##### Dataset entries #####

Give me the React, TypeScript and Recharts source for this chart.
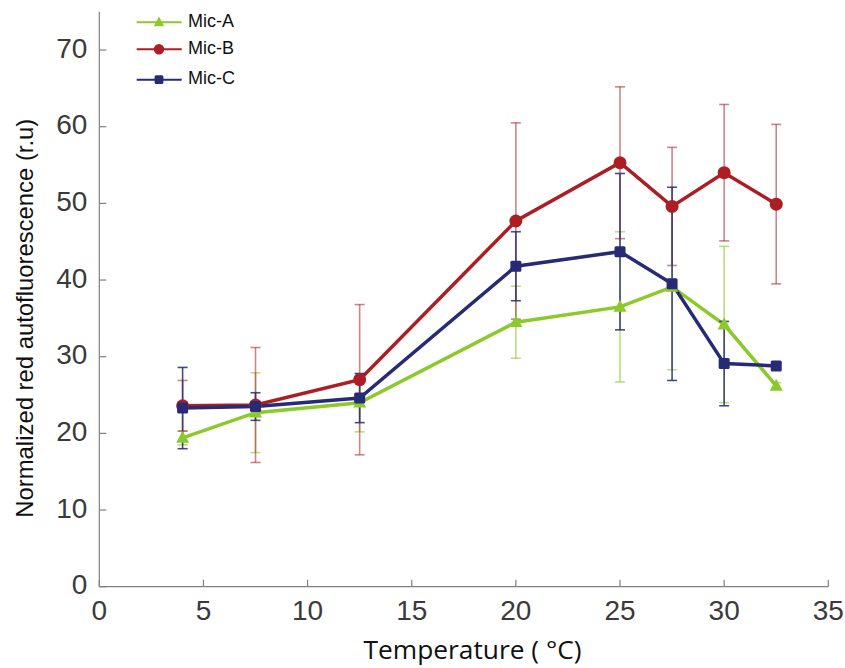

#####
##### Dataset entries #####

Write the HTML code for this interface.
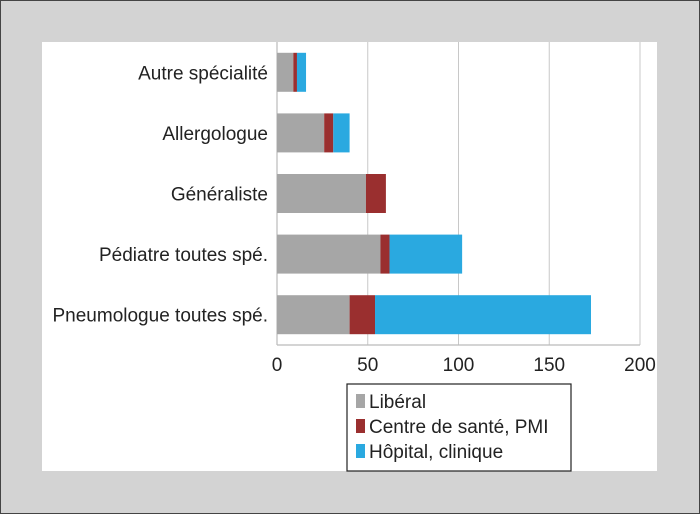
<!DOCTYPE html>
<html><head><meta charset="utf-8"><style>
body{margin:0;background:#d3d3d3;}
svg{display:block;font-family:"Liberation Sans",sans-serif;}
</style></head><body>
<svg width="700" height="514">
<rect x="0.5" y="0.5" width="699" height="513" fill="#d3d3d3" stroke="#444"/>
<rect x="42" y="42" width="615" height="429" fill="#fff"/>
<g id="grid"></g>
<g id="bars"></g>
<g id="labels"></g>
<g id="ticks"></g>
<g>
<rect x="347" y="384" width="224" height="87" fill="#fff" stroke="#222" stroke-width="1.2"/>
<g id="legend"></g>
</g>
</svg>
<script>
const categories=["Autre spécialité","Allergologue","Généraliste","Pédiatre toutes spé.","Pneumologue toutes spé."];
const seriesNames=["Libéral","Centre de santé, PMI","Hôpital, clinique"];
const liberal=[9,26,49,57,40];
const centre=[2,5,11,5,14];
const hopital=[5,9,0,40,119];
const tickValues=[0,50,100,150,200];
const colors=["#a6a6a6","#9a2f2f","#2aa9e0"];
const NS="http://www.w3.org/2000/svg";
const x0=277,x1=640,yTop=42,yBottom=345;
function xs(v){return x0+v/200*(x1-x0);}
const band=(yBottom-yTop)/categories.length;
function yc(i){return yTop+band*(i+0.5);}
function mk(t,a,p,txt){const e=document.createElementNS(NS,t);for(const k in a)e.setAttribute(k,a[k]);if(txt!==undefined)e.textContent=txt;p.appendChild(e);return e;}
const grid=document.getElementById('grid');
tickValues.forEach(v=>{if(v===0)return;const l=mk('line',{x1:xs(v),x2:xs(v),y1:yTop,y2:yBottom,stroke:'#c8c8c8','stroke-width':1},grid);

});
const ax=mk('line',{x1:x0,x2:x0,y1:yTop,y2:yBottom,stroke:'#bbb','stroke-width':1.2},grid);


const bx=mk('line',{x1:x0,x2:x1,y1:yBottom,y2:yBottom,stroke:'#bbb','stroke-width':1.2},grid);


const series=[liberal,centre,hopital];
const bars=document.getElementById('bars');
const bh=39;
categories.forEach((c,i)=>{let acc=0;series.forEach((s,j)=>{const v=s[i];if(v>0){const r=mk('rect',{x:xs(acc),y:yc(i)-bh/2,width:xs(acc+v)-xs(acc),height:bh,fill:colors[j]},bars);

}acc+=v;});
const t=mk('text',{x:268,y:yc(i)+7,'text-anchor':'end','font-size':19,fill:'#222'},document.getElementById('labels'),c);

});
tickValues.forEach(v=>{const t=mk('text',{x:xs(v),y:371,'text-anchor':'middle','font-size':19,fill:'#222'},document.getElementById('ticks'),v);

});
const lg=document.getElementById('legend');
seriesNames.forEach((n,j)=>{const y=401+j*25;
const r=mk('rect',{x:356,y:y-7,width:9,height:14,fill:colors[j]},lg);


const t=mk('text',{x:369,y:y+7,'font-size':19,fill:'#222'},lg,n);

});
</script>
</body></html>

#####
##### Dataset entries #####

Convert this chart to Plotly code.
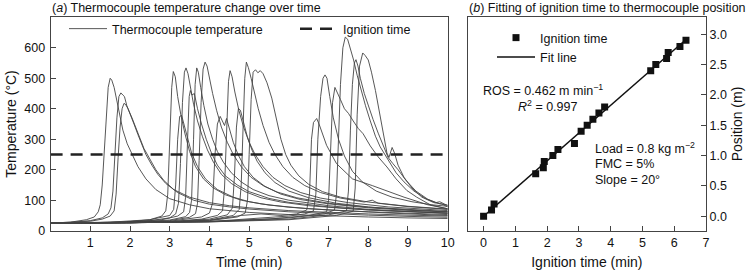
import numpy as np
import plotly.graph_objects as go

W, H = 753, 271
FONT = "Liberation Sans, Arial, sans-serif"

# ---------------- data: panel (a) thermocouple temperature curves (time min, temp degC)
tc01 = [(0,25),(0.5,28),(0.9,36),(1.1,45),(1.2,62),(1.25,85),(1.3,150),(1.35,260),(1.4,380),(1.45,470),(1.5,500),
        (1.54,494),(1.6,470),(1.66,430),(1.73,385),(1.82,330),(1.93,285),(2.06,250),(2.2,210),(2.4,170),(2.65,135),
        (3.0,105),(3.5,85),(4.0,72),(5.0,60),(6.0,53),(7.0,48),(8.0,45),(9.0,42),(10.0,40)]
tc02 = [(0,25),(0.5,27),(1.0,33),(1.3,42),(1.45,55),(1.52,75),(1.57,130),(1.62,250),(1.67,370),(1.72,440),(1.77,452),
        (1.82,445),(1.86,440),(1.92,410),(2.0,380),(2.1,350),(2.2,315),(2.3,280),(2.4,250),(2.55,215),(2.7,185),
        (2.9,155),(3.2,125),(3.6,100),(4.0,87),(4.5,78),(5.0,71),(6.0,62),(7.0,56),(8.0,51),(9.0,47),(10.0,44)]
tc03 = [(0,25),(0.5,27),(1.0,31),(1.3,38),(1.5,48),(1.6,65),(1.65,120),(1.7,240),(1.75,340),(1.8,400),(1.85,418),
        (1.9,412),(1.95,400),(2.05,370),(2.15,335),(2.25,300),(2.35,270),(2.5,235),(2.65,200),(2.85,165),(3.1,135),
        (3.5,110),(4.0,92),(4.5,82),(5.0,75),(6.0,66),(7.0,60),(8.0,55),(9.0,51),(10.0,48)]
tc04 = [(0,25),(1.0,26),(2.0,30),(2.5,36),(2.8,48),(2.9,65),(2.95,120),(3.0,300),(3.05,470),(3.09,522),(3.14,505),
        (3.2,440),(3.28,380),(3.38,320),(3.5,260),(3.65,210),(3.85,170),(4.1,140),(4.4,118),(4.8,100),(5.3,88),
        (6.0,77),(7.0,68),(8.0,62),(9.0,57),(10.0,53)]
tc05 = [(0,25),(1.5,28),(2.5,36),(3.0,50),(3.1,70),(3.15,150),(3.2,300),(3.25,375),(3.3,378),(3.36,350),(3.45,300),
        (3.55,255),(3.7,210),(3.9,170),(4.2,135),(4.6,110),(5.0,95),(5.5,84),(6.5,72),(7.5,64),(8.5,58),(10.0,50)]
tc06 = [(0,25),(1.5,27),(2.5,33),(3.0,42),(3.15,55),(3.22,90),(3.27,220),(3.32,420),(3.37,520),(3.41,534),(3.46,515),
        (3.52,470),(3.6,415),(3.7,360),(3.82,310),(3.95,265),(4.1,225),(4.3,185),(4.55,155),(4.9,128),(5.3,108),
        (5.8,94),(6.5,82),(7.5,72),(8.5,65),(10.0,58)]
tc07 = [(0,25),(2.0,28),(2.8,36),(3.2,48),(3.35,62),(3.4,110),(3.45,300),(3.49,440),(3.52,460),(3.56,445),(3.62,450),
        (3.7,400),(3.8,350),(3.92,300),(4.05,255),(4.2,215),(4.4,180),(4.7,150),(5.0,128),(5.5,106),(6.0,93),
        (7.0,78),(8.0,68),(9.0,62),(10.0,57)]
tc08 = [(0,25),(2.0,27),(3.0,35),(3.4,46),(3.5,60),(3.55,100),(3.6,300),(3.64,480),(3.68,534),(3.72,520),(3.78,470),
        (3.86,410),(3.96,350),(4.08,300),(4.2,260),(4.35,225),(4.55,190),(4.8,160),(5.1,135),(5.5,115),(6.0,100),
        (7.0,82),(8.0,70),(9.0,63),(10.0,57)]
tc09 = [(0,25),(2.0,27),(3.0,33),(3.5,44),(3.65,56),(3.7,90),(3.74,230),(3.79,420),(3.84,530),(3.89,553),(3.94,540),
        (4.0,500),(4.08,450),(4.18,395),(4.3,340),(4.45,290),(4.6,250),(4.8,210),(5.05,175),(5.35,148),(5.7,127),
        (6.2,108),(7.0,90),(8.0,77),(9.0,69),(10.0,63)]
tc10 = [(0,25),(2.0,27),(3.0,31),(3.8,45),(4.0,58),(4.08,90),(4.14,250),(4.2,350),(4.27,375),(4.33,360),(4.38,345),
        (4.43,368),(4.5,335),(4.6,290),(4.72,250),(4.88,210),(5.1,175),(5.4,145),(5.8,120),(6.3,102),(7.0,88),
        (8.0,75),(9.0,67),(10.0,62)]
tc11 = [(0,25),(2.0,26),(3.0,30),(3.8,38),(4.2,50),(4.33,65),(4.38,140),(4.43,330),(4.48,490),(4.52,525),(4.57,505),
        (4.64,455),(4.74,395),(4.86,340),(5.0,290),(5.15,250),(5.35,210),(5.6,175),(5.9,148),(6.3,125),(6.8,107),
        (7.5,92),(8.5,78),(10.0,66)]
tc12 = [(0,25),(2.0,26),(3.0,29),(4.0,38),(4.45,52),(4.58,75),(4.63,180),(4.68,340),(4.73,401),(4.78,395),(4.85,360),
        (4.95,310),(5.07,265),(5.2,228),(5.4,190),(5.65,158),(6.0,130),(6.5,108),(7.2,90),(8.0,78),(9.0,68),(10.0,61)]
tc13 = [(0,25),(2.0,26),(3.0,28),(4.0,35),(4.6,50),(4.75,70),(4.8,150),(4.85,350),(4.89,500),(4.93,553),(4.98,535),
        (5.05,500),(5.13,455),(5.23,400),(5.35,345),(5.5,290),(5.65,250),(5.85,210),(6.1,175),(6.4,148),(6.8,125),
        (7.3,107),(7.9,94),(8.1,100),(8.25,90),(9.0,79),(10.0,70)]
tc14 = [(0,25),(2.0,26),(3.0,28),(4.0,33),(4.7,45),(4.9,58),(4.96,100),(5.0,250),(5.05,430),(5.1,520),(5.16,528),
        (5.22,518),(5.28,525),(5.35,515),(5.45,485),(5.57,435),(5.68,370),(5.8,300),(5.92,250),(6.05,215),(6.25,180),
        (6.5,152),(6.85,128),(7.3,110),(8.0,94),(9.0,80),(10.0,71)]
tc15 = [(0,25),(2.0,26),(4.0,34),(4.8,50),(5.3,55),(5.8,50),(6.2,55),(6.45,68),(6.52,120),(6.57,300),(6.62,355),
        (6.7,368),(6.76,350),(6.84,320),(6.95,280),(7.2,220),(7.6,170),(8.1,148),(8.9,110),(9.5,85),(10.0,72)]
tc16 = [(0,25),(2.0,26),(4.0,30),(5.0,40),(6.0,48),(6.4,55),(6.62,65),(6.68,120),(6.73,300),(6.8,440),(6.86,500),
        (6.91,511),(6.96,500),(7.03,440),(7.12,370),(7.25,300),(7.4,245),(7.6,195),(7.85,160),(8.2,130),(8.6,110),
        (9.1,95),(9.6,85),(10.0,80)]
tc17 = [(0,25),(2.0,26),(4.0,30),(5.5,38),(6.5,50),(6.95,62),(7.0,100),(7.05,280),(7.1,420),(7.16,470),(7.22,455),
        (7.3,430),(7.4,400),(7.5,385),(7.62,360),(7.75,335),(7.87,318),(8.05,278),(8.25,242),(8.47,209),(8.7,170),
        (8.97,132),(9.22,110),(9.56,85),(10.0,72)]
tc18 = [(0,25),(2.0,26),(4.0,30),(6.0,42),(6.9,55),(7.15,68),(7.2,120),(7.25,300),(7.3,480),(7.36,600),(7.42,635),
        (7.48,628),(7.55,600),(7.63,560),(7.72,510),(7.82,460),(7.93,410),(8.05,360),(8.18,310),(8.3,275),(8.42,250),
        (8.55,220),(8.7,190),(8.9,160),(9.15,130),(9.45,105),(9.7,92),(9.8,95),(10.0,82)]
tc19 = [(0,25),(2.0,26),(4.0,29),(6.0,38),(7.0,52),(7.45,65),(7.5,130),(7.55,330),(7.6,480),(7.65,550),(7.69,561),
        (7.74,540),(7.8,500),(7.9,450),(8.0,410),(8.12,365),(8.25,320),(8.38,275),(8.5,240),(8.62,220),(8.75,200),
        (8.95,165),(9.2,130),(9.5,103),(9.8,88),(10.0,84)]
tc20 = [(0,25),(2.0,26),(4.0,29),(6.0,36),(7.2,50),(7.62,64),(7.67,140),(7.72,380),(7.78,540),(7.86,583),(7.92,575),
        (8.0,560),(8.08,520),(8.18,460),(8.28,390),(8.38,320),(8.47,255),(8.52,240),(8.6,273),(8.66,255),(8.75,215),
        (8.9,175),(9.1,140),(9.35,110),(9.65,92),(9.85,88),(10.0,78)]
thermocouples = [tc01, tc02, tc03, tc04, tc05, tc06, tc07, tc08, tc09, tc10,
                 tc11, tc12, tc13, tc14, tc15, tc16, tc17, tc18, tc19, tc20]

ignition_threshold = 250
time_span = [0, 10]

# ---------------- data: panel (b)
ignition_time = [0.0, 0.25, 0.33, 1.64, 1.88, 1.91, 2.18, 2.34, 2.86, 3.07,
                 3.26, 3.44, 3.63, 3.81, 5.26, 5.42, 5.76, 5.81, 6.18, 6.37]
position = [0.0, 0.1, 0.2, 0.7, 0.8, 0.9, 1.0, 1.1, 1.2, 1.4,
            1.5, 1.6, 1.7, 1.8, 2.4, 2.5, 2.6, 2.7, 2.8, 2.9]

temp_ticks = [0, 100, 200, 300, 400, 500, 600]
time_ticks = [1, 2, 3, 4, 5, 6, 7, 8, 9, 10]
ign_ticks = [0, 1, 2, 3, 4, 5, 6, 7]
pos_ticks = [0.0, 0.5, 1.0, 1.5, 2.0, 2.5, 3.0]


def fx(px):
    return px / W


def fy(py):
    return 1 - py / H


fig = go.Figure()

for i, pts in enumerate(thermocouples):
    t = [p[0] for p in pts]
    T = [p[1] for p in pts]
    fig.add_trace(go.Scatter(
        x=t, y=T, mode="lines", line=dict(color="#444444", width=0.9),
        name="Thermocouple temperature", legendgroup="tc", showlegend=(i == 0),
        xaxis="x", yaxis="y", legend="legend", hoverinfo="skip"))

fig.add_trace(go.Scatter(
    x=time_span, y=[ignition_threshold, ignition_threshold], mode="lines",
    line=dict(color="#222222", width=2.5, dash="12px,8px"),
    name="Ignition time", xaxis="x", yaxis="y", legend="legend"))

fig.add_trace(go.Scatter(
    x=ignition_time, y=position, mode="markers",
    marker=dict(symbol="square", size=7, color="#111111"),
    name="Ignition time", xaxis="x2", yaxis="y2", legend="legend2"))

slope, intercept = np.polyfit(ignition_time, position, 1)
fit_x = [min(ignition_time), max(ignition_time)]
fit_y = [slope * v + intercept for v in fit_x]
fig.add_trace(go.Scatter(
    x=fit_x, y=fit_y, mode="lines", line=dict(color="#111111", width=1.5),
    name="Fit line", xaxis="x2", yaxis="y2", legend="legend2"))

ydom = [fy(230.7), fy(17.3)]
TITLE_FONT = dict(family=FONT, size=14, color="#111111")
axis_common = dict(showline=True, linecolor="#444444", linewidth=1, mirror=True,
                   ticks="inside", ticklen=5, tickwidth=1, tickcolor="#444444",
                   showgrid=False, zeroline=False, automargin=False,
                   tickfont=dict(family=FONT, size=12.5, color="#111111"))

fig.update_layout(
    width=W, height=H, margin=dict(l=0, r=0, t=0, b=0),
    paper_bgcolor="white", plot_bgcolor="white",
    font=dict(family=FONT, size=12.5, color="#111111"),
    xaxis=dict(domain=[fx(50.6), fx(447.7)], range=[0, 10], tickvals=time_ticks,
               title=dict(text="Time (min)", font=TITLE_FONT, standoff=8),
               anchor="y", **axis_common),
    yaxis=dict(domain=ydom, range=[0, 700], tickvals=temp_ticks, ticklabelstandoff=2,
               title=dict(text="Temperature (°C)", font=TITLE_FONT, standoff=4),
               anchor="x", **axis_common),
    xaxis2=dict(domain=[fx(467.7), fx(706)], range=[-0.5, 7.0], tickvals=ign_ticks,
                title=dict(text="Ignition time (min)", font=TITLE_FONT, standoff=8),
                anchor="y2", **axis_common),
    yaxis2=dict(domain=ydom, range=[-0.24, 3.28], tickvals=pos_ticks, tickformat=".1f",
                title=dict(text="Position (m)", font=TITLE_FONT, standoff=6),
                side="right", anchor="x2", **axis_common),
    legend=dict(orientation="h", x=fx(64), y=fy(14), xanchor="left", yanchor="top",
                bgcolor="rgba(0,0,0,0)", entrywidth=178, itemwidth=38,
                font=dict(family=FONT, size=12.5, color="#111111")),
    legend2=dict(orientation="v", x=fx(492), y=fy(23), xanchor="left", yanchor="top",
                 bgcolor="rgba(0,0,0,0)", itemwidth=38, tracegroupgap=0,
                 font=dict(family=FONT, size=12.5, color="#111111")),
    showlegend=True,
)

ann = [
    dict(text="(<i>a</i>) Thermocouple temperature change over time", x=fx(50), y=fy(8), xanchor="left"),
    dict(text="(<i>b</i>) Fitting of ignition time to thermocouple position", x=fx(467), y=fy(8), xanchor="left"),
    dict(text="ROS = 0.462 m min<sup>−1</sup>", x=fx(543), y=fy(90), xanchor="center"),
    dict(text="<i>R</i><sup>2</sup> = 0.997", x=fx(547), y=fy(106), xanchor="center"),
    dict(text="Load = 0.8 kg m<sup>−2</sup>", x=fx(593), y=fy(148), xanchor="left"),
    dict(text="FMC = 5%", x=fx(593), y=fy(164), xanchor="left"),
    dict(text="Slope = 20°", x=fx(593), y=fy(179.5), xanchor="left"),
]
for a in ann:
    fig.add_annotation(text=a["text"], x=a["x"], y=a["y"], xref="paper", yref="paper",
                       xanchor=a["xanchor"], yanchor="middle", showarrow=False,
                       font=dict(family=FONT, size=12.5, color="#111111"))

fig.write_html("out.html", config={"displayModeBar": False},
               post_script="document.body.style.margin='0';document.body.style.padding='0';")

#####

**Prompt:**
Copy out every line of the material above that mentions the word "chart".

**Result of the task:**
Give me the React, TypeScript and Recharts source for this chart.
Convert this chart to Plotly code.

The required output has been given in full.